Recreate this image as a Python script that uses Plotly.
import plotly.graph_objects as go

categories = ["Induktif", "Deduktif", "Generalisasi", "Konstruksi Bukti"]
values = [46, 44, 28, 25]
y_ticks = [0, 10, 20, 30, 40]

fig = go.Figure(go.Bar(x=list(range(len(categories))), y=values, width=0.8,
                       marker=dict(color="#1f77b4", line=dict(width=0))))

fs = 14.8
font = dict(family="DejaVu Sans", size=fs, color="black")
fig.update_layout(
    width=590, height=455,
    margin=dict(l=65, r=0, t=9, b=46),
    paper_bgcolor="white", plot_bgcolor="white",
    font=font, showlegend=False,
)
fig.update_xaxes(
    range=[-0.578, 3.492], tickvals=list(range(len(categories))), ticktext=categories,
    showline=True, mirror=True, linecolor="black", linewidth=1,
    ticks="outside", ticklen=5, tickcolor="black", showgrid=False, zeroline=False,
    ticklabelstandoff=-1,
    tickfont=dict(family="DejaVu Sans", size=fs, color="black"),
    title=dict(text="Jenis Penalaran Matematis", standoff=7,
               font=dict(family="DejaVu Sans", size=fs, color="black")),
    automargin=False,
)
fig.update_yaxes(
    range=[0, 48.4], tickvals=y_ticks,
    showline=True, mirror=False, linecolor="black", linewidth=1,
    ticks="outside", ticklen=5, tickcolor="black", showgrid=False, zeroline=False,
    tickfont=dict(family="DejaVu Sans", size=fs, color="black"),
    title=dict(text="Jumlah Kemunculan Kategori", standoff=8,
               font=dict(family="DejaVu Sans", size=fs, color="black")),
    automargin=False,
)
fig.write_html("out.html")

# DIRECTION
Copy all of the data. Keep every word exactly as it is.

# TASK ANSWER
Recreate this image as a Python script that uses Plotly.
import plotly.graph_objects as go

categories = ["Induktif", "Deduktif", "Generalisasi", "Konstruksi Bukti"]
values = [46, 44, 28, 25]
y_ticks = [0, 10, 20, 30, 40]

fig = go.Figure(go.Bar(x=list(range(len(categories))), y=values, width=0.8,
                       marker=dict(color="#1f77b4", line=dict(width=0))))

fs = 14.8
font = dict(family="DejaVu Sans", size=fs, color="black")
fig.update_layout(
    width=590, height=455,
    margin=dict(l=65, r=0, t=9, b=46),
    paper_bgcolor="white", plot_bgcolor="white",
    font=font, showlegend=False,
)
fig.update_xaxes(
    range=[-0.578, 3.492], tickvals=list(range(len(categories))), ticktext=categories,
    showline=True, mirror=True, linecolor="black", linewidth=1,
    ticks="outside", ticklen=5, tickcolor="black", showgrid=False, zeroline=False,
    ticklabelstandoff=-1,
    tickfont=dict(family="DejaVu Sans", size=fs, color="black"),
    title=dict(text="Jenis Penalaran Matematis", standoff=7,
               font=dict(family="DejaVu Sans", size=fs, color="black")),
    automargin=False,
)
fig.update_yaxes(
    range=[0, 48.4], tickvals=y_ticks,
    showline=True, mirror=False, linecolor="black", linewidth=1,
    ticks="outside", ticklen=5, tickcolor="black", showgrid=False, zeroline=False,
    tickfont=dict(family="DejaVu Sans", size=fs, color="black"),
    title=dict(text="Jumlah Kemunculan Kategori", standoff=8,
               font=dict(family="DejaVu Sans", size=fs, color="black")),
    automargin=False,
)
fig.write_html("out.html")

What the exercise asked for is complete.